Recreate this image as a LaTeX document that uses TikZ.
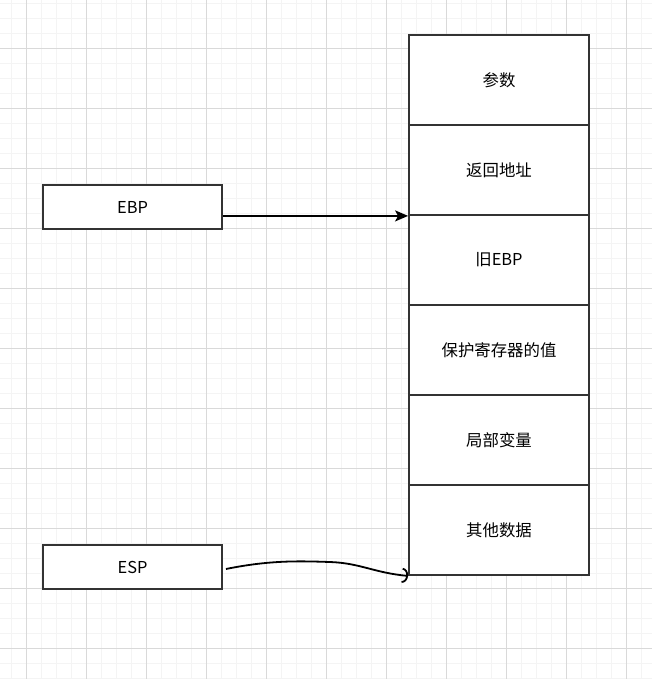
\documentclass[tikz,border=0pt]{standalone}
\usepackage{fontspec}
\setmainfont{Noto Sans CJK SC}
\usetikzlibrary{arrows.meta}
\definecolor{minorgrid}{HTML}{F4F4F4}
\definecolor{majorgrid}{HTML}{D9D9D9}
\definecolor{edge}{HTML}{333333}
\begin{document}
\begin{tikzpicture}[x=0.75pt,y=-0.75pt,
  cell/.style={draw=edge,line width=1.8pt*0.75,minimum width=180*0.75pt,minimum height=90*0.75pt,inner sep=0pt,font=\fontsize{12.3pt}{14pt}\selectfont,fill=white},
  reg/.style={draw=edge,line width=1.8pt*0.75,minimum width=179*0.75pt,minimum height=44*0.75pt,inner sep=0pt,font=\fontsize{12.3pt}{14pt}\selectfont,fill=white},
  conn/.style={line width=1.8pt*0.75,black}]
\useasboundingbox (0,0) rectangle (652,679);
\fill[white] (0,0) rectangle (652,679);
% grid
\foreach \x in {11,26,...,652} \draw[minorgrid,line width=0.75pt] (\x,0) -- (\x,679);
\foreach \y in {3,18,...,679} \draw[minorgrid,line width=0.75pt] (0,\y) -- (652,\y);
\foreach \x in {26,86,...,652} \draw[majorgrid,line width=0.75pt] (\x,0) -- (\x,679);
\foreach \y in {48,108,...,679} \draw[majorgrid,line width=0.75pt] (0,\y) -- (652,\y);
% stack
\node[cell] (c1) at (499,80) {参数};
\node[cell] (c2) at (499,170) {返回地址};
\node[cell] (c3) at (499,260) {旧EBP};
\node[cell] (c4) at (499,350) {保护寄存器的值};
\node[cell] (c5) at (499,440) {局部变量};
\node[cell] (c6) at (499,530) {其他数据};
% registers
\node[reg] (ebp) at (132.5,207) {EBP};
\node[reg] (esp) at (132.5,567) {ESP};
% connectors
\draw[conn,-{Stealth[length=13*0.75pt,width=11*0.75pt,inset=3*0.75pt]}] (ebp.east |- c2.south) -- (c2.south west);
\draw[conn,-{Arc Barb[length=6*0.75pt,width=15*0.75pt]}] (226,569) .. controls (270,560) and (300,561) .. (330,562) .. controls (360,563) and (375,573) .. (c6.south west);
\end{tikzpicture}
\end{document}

....

Exercise: Copy every line above word for word and exclude the pictures.

Task response:
Recreate this image as a LaTeX document that uses TikZ.
\documentclass[tikz,border=0pt]{standalone}
\usepackage{fontspec}
\setmainfont{Noto Sans CJK SC}
\usetikzlibrary{arrows.meta}
\definecolor{minorgrid}{HTML}{F4F4F4}
\definecolor{majorgrid}{HTML}{D9D9D9}
\definecolor{edge}{HTML}{333333}
\begin{document}
\begin{tikzpicture}[x=0.75pt,y=-0.75pt,
  cell/.style={draw=edge,line width=1.8pt*0.75,minimum width=180*0.75pt,minimum height=90*0.75pt,inner sep=0pt,font=\fontsize{12.3pt}{14pt}\selectfont,fill=white},
  reg/.style={draw=edge,line width=1.8pt*0.75,minimum width=179*0.75pt,minimum height=44*0.75pt,inner sep=0pt,font=\fontsize{12.3pt}{14pt}\selectfont,fill=white},
  conn/.style={line width=1.8pt*0.75,black}]
\useasboundingbox (0,0) rectangle (652,679);
\fill[white] (0,0) rectangle (652,679);
% grid
\foreach \x in {11,26,...,652} \draw[minorgrid,line width=0.75pt] (\x,0) -- (\x,679);
\foreach \y in {3,18,...,679} \draw[minorgrid,line width=0.75pt] (0,\y) -- (652,\y);
\foreach \x in {26,86,...,652} \draw[majorgrid,line width=0.75pt] (\x,0) -- (\x,679);
\foreach \y in {48,108,...,679} \draw[majorgrid,line width=0.75pt] (0,\y) -- (652,\y);
% stack
\node[cell] (c1) at (499,80) {参数};
\node[cell] (c2) at (499,170) {返回地址};
\node[cell] (c3) at (499,260) {旧EBP};
\node[cell] (c4) at (499,350) {保护寄存器的值};
\node[cell] (c5) at (499,440) {局部变量};
\node[cell] (c6) at (499,530) {其他数据};
% registers
\node[reg] (ebp) at (132.5,207) {EBP};
\node[reg] (esp) at (132.5,567) {ESP};
% connectors
\draw[conn,-{Stealth[length=13*0.75pt,width=11*0.75pt,inset=3*0.75pt]}] (ebp.east |- c2.south) -- (c2.south west);
\draw[conn,-{Arc Barb[length=6*0.75pt,width=15*0.75pt]}] (226,569) .. controls (270,560) and (300,561) .. (330,562) .. controls (360,563) and (375,573) .. (c6.south west);
\end{tikzpicture}
\end{document}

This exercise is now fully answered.